China’s government last week halted publication of data on its soaring youth unemployment amid concerns that itwould reveal new weakness in the recovery of the world’s second-biggest economy, and has cracked down on corporate due diligence reporting in the country.
“These are not in our view responsible steps,” Sullivan told reporters in Washington on Tuesday, US time. “For global confidence, predictability and the capacity of the rest of the world to make sound economic decisions, it’s important for China to maintain a level of transparency in the publication of its data.”
Sullivan added that the White House had in recent months seen a “reduction in the level of transparency and openness with respect to recording basic things” as well as a crackdown on companies that offer “basic information to the world on the puts and takes in the Chinese economy”.
Sullivan’s appeal to Beijing came as Gina Raimondo, the US commerce secretary, prepares to travel to China at the end of this month for talks with high-level Chinese officials, in the latest push by Washington to stabilise relations with its economic rival.
President Joe Biden earlier this month signed an executive order banning some outbound US investment in Chinese technology sectors, and the administration has made efforts to break the dependence on Chinese supply chains central to Washington’s re-industrialisation and economic strategy.
Beijing has countered with an attempt to elevate the Brics bloc of emerging markets into a full-scale rival to the G7. It has also fostered geopolitical ties with countries around the world through its Belt and Road Initiative, focused on infrastructure projects and investments.
Sullivan on Tuesday formally announced Biden would travel to India next month for the G20 leaders summit in New Delhi.

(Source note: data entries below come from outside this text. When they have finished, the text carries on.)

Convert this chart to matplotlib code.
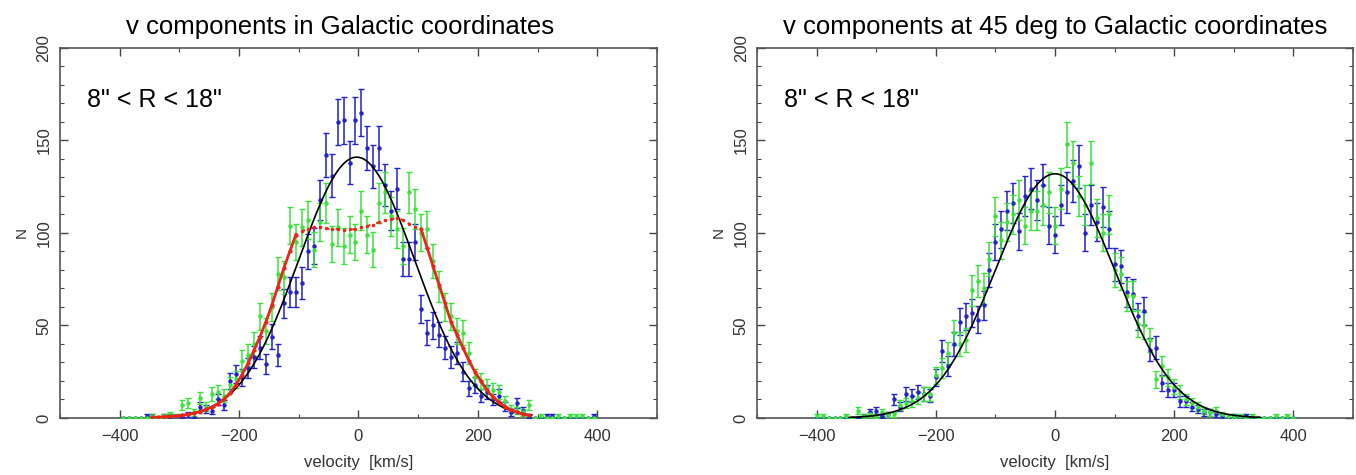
import numpy as np
import matplotlib
matplotlib.use("Agg")
import matplotlib.pyplot as plt
from matplotlib.ticker import MultipleLocator

plt.rcParams['font.family'] = ['Liberation Sans', 'DejaVu Sans']

# ---------------- data: left panel (Galactic coordinates) ----------------
v_left = np.arange(-395, 400, 10)
left_blue = [0, 0, 0, 0, 1, 1, 0, 1, 1, 0,
             1, 2, 0, 6, 5, 4, 10, 7, 20, 24,
             22, 27, 33, 38, 29, 44, 34, 62, 68, 68,
             73, 90, 93, 118, 142, 131, 160, 161, 138, 161,
             165, 146, 136, 146, 126, 112, 124, 86, 86, 95,
             59, 46, 50, 45, 38, 33, 35, 25, 16, 18,
             12, 14, 10, 12, 6, 3, 8, 4, 1, 0,
             0, 1, 1, 0, 0, 0, 0, 0, 0, 1]
left_green = [0, 0, 0, 0, 0, 1, 0, 1, 2, 1,
              7, 8, 3, 11, 6, 13, 14, 12, 18, 21,
              31, 34, 40, 55, 47, 60, 78, 76, 104, 95,
              103, 107, 91, 106, 116, 94, 103, 93, 99, 95,
              112, 99, 91, 116, 122, 109, 102, 93, 122, 113,
              100, 102, 85, 71, 60, 55, 47, 46, 35, 22,
              20, 17, 15, 14, 9, 5, 4, 3, 7, 0,
              1, 0, 0, 1, 0, 1, 1, 1, 0, 0]

# red model curve
v_red = np.arange(-345, 290, 10)
red_model = [0.3, 0.5, 0.7, 0.9, 1.2, 1.5, 1.9, 2.6, 3.5, 4.6,
             6.0, 7.8, 10.3, 13.5, 18.0, 23.5, 29.5, 36.5, 44, 52,
             61, 71, 81, 90, 99,
             101, 102, 103, 103, 102.5, 102, 102, 101.5, 102, 102,
             103, 104, 104.5, 106, 107, 107.5, 108, 107, 105, 103,
             102, 92, 82, 72, 62, 52, 45, 38, 31, 25,
             20, 15, 11.5, 8.5, 6.2, 4.5, 3.2, 2.2, 1.5]
red_core = 105  # |v| below which the model is drawn dotted

left_fit = {"amp": 141, "mean": -3, "sigma": 97, "vmin": -340, "vmax": 290}

# ---------------- data: right panel (45 deg rotated) ----------------
v_right = np.arange(-400, 410, 10)
right_blue = [0, 0, 0, 0, 0, 0, 0, 0, 1, 3,
              4, 1, 2, 10, 6, 13, 12, 14, 13, 12,
              22, 36, 28, 40, 52, 55, 57, 53, 61, 80,
              95, 102, 112, 116, 101, 120, 124, 118, 126, 104,
              99, 115, 122, 128, 136, 100, 115, 106, 114, 102,
              83, 82, 68, 67, 55, 58, 37, 38, 19, 15,
              15, 9, 9, 6, 5, 3, 3, 2, 1, 0,
              1, 0, 1, 0, 0, 0, 0, 0, 0, 0, 0]
right_green = [1, 1, 0, 0, 0, 1, 0, 4, 1, 2,
               1, 3, 2, 2, 7, 8, 9, 11, 13, 13,
               23, 27, 35, 46, 40, 42, 69, 74, 70, 86,
               109, 96, 106, 110, 118, 104, 112, 112, 115, 122,
               104, 124, 148, 138, 120, 115, 138, 108, 100, 110,
               80, 78, 66, 66, 51, 50, 42, 21, 28, 22,
               17, 14, 10, 8, 6, 4, 3, 4, 2, 1,
               1, 1, 0, 1, 0, 0, 0, 1, 0, 1, 0]

right_fit = {"amp": 132, "mean": 0, "sigma": 100, "vmin": -345, "vmax": 345}

titles = ["v components in Galactic coordinates",
          "v components at 45 deg to Galactic coordinates"]
region_label = "8\" < R < 18\""
xlabel = "velocity  [km/s]"
ylabel = "N"

BLUE = "#2222c8"
GREEN = "#3ce23c"
RED = "#e8261a"


def gauss(x, p):
    return p["amp"] * np.exp(-0.5 * ((x - p["mean"]) / p["sigma"]) ** 2)


def draw_points(ax, v, n, color):
    n = np.asarray(n, float)
    ax.errorbar(v, n, yerr=np.sqrt(n), fmt='o', ms=2.2, color=color,
                ecolor=color, elinewidth=1.1, capsize=2, capthick=1.0,
                zorder=3)


def style_axes(ax, title, title_x):
    ax.set_xlim(-500, 500)
    ax.set_ylim(0, 200)
    ax.xaxis.set_major_locator(MultipleLocator(200))
    ax.xaxis.set_minor_locator(MultipleLocator(100))
    ax.yaxis.set_major_locator(MultipleLocator(50))
    ax.yaxis.set_minor_locator(MultipleLocator(10))
    ax.tick_params(which='both', direction='in', top=True, right=True,
                   color='#444444')
    ax.tick_params(which='major', length=6, width=1)
    ax.tick_params(which='minor', length=3, width=0.8)
    ax.tick_params(axis='x', labelsize=12, pad=8, labelcolor='#333333')
    ax.tick_params(axis='y', labelsize=12, pad=6, labelcolor='#333333',
                   labelrotation=90)
    for lab in ax.get_yticklabels():
        lab.set_verticalalignment('center')
    for s in ax.spines.values():
        s.set_color('#555555')
        s.set_linewidth(1.2)
    ax.set_title(title, fontsize=18.5, x=title_x, pad=10)
    ax.set_xlabel(xlabel, fontsize=12, labelpad=8, color='#333333')
    ax.set_ylabel(ylabel, fontsize=11, labelpad=6, color='#333333')
    ax.text(-455, 172, region_label, fontsize=18, va='center', ha='left')


fig = plt.figure(figsize=(13.56, 4.75), dpi=100)
axL = fig.add_axes([0.0442, 0.12, 0.4403, 0.779])
axR = fig.add_axes([0.5583, 0.12, 0.4395, 0.779])

# left panel
draw_points(axL, v_left, left_blue, BLUE)
draw_points(axL, v_left, left_green, GREEN)
xx = np.linspace(left_fit["vmin"], left_fit["vmax"], 400)
axL.plot(xx, gauss(xx, left_fit), color='black', lw=1.2, zorder=5)
v_red = np.asarray(v_red)
red_model = np.asarray(red_model)
lo = v_red <= -red_core
mid = np.abs(v_red) <= red_core
hi = v_red >= red_core
axL.plot(v_red[lo], red_model[lo], color=RED, lw=2, marker='o', ms=2, zorder=6)
axL.plot(v_red[hi], red_model[hi], color=RED, lw=2, marker='o', ms=2, zorder=6)
axL.plot(v_red[mid], red_model[mid], color=RED, lw=1.5, ls=(0, (1, 3)),
         marker='o', ms=1.5, zorder=6)
style_axes(axL, titles[0], 0.47)

# right panel
draw_points(axR, v_right, right_blue, BLUE)
draw_points(axR, v_right, right_green, GREEN)
xx = np.linspace(right_fit["vmin"], right_fit["vmax"], 400)
axR.plot(xx, gauss(xx, right_fit), color='black', lw=1.2, zorder=5)
style_axes(axR, titles[1], 0.5)

fig.savefig("out.png", dpi=100)
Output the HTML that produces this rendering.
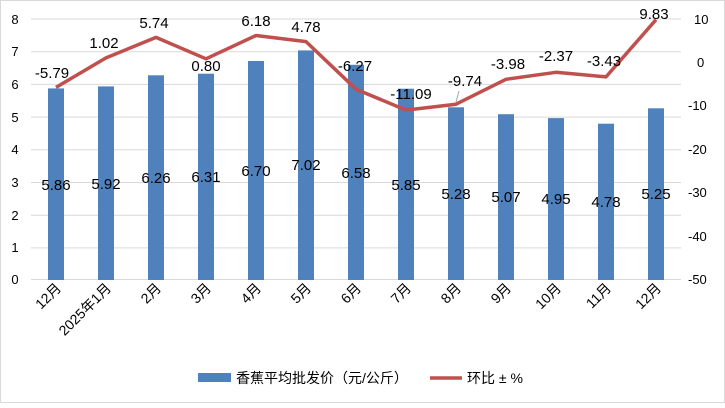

The president would focus “his energy” on having the US and “like-minded” countries bring more economic support for the rest of the world, particularly in the “global south” — and mainly through the IMF and the World Bank, Sullivan said.
“We have heard loud and clear that countries want us to step up our support in the face of the overlapping challenges they face,” Sullivan said. “So as we continue to extend the critical support for Ukraine, we’re going to be delivering for the rest of the world as well.”
“And given both the scale of the need and frankly the scale of [China’s] coercive and unsustainable lending through the Belt and Road Initiative, we need to ensure that there are high-standard leverage solutions to the challenges countries are facing,” he added.
Sullivan noted Biden had asked for additional funding for international financial institutions in his latest supplemental budget request to Congress.
The US commitments would generate $50 billion (NZ$84.1b) in lending to middle-income countries through the IMF and the World Bank, Sullivan estimated, but the figure would rise to $200b if other allies and partners participated too.
But Sullivan said he did not see those steps as an effort to counter the growing push by Brics countries — including Brazil, India, Russia, South Africa and China — to set their own economic model for the world, and denied Washington saw the bloc as a “geopolitical rival”.
“This is a very diverse collection of countries in its current iteration... with differences of view on critical issues in the Indo-Pacific, Ukraine, on a range of other things,” he said.